In the very first chapter, in a village in Rajasthan, Ravi discovers that an illiterate woman can use the internet by speaking to her smartphone and asking it to play a video of the Taj Mahal. This, of course, would not have been possible without the advent of mobile technology. But that flash of optimism is immediately tempered by a dispatch from a village in Gujarat where the smartphone is banned for young girls.

 

 

 

 

 

 

The book features portraits of many memorable individuals, some unknown and some very famous (like the porn star Sunny Leone). Ravi is careful to avoid big pronouncements, but it is evident from his narrative that the transformations that are being effected by the smartphone contain as many – or more – dystopic possibilities than otherwise.

 

 

‘Bangalore mom and son on cellphone November 2011’ Wikimedia Commons

He cites research in the U.S. showing a correlation between smartphone use and increased rates of depression in teenagers.

 

 

 

 

 

 

 

 

Quoting Dr. Manoj Kumar Sharma of the National Institute of Medical Health and Neuro Sciences, Ravi writes: ‘Dr Sharma believes India is heading toward a catastrophe unless a major awareness campaign is initiated. “We have to make sure people understand how addictive technology is, and what it can do to our brains.
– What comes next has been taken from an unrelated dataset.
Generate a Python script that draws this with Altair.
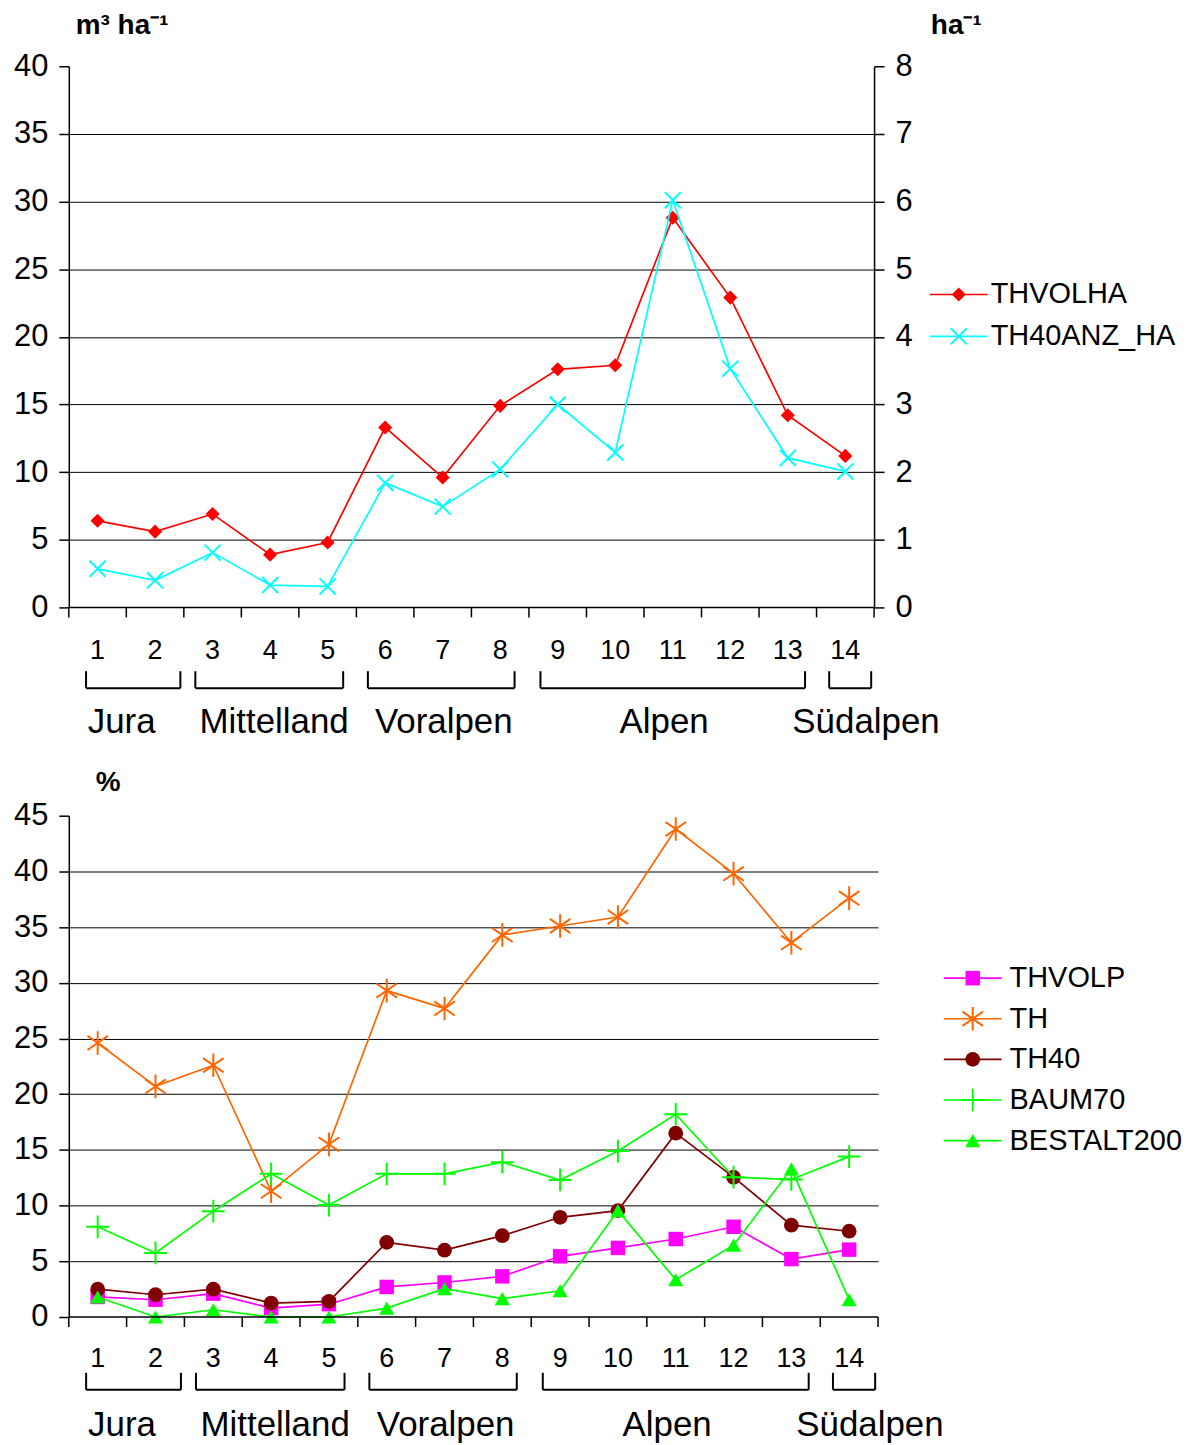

We don’t even know the extent of the implications right now, because things are changing so quickly here. If we don’t stop to think about this, who knows what could happen?’

In many ways India’s experience with a national digital identification system (the Aadhaar card) is a harbinger of what hi-tech portends for India. The card was, no doubt, conceived of with the best of intentions. But several instances of data leaks have now been widely reported in the press. As the activist Nikhil Pahwa notes: ‘People in tech just foolishly assume that the government is going to do the right thing … But the one thing you know about the Indian government is incompetence. We’re only just realizing how much of a mess we have created here in India.’

India Connected is a must-read for everyone who is interested in contemporary India.

 

 

One thought on “Ravi Agrawal’s ‘India Connected: How the Smartphone is Transforming the World’s Largest Democracy ‘. A Review”
  1. To some extent it is the “educated middle class” in India that is getting left behind in the smart-phone utilisation race. That’s my observation and it’s more than anecdotal.